__SET PROBLEM__: Repeat exactly the lines running from the first line of the data to the line containing "3.8, 6.1, 8.3]", both ends included, and nothing else; drop the pictures.

__DATA SEGMENT__:
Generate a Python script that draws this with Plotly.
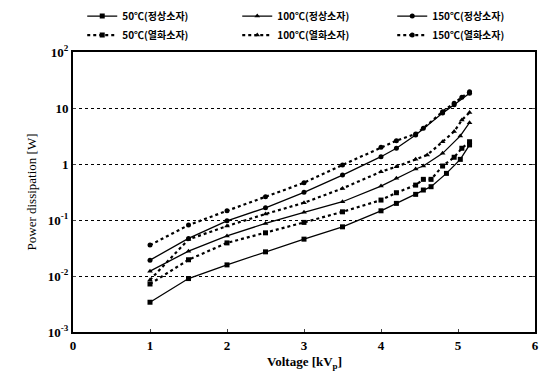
import plotly.graph_objects as go

# ---- data ----
v_n50 = [1, 1.5, 2, 2.5, 3, 3.5, 4, 4.2, 4.45, 4.55, 4.65, 4.85, 5.03, 5.15]
p_n50 = [0.0034, 0.009, 0.0158, 0.027, 0.0455, 0.0755, 0.146, 0.198, 0.287, 0.343, 0.393, 0.68, 1.21, 2.19]

v_n100 = [1, 1.5, 2, 2.5, 3, 3.5, 4, 4.2, 4.45, 4.55, 4.8, 5.03, 5.15]
p_n100 = [0.0122, 0.0278, 0.052, 0.087, 0.137, 0.212, 0.404, 0.555, 0.815, 0.92, 1.55, 3.17, 5.48]

v_n150 = [1, 1.5, 2, 2.5, 3, 3.5, 4, 4.2, 4.45, 4.8, 4.95, 5.15]
p_n150 = [0.0192, 0.0469, 0.0968, 0.165, 0.312, 0.635, 1.35, 1.91, 3.3, 8.1, 11.4, 18.4]

v_d50 = [1, 1.5, 2, 2.5, 3, 3.5, 4, 4.2, 4.45, 4.55, 4.65, 4.8, 4.95, 5.05, 5.15]
p_d50 = [0.0072, 0.0195, 0.039, 0.059, 0.0906, 0.14, 0.227, 0.307, 0.42, 0.532, 0.532, 0.92, 1.32, 1.91, 2.5]

v_d100 = [1, 1.5, 2, 2.5, 3, 3.5, 4, 4.2, 4.45, 4.6, 4.8, 4.95, 5.05, 5.15]
p_d100 = [0.0085, 0.045, 0.078, 0.128, 0.203, 0.367, 0.728, 0.895, 1.21, 1.45, 2.5, 3.8, 6.1, 8.3]

v_d150 = [1, 1.5, 2, 2.5, 3, 3.5, 4, 4.2, 4.45, 4.55, 4.8, 4.95, 5.05, 5.15]
p_d150 = [0.0356, 0.081, 0.146, 0.26, 0.462, 0.96, 1.99, 2.61, 3.44, 4.35, 8.6, 12.2, 15.6, 19.6]

names = ["50℃(정상소자)", "100℃(정상소자)", "150℃(정상소자)",
         "50℃(열화소자)", "100℃(열화소자)", "150℃(열화소자)"]

x_ticks = [0, 1, 2, 3, 4, 5, 6]
y_tickvals = [1e-3, 1e-2, 1e-1, 1, 10, 100]
y_ticktext = ["10<sup>-3</sup>", "10<sup>-2</sup>", "10<sup>-1</sup>", "1", "10", "10<sup>2</sup>"]
x_title = "Voltage [kV<sub>p</sub>]"
y_title = "Power dissipation [W]"

series = [
    (v_n50, p_n50, "square", "solid"),
    (v_n100, p_n100, "triangle-up", "solid"),
    (v_n150, p_n150, "circle", "solid"),
    (v_d50, p_d50, "square", "dot"),
    (v_d100, p_d100, "triangle-up", "dot"),
    (v_d150, p_d150, "circle", "dot"),
]

fig = go.Figure()
for (vx, py, sym, dash), nm in zip(series, names):
    fig.add_trace(go.Scatter(
        x=vx, y=py, name=nm, mode="lines+markers",
        line=dict(color="black", width=1.3 if dash == "solid" else 2.2, dash=dash),
        marker=dict(symbol=sym, size=5, color="black"),
    ))

serif = "Liberation Serif"
fig.update_layout(
    width=542, height=373,
    margin=dict(l=73, r=7, t=52, b=41, autoexpand=False),
    paper_bgcolor="white", plot_bgcolor="white",
    font=dict(family=serif, color="black", size=12),
    showlegend=True,
    legend=dict(
        orientation="h", x=0.02, y=1.18, xanchor="left", yanchor="top",
        entrywidth=110, entrywidthmode="pixels",
        font=dict(family="Noto Sans CJK KR", size=10, color="black", weight="bold"),
        itemwidth=30, tracegroupgap=0, bgcolor="rgba(0,0,0,0)",
    ),
    xaxis=dict(
        range=[0, 6], tickvals=x_ticks, ticks="inside", ticklen=3,
        showgrid=False, zeroline=False,
        showline=True, linecolor="black", linewidth=2, mirror=True,
        tickfont=dict(family=serif, size=13, weight="bold"),
    ),
    yaxis=dict(
        type="log", range=[-3, 2], tickvals=y_tickvals, ticktext=y_ticktext,
        ticks="inside", ticklen=3, mirror="ticks",
        showgrid=True, gridcolor="black", griddash="dot", gridwidth=1.2,
        zeroline=False, showline=True, linecolor="black", linewidth=2,
        tickfont=dict(family=serif, size=13, weight="bold"),
        title=dict(text=y_title, standoff=8,
                   font=dict(family=serif, size=13)),
    ),
    annotations=[dict(
        text=x_title, x=0.5, y=0, xref="paper", yref="paper",
        xanchor="center", yanchor="top", yshift=-20, showarrow=False,
        font=dict(family=serif, size=13, weight="bold"),
    )],
)

# remove the browser's default 8px body margin so the figure fills the window
fig.write_html("out.html", config={"displayModeBar": False},
               post_script="document.body.style.margin='0';")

__ANSWER TO THE PROBLEM__:
Generate a Python script that draws this with Plotly.
import plotly.graph_objects as go

# ---- data ----
v_n50 = [1, 1.5, 2, 2.5, 3, 3.5, 4, 4.2, 4.45, 4.55, 4.65, 4.85, 5.03, 5.15]
p_n50 = [0.0034, 0.009, 0.0158, 0.027, 0.0455, 0.0755, 0.146, 0.198, 0.287, 0.343, 0.393, 0.68, 1.21, 2.19]

v_n100 = [1, 1.5, 2, 2.5, 3, 3.5, 4, 4.2, 4.45, 4.55, 4.8, 5.03, 5.15]
p_n100 = [0.0122, 0.0278, 0.052, 0.087, 0.137, 0.212, 0.404, 0.555, 0.815, 0.92, 1.55, 3.17, 5.48]

v_n150 = [1, 1.5, 2, 2.5, 3, 3.5, 4, 4.2, 4.45, 4.8, 4.95, 5.15]
p_n150 = [0.0192, 0.0469, 0.0968, 0.165, 0.312, 0.635, 1.35, 1.91, 3.3, 8.1, 11.4, 18.4]

v_d50 = [1, 1.5, 2, 2.5, 3, 3.5, 4, 4.2, 4.45, 4.55, 4.65, 4.8, 4.95, 5.05, 5.15]
p_d50 = [0.0072, 0.0195, 0.039, 0.059, 0.0906, 0.14, 0.227, 0.307, 0.42, 0.532, 0.532, 0.92, 1.32, 1.91, 2.5]

v_d100 = [1, 1.5, 2, 2.5, 3, 3.5, 4, 4.2, 4.45, 4.6, 4.8, 4.95, 5.05, 5.15]
p_d100 = [0.0085, 0.045, 0.078, 0.128, 0.203, 0.367, 0.728, 0.895, 1.21, 1.45, 2.5, 3.8, 6.1, 8.3]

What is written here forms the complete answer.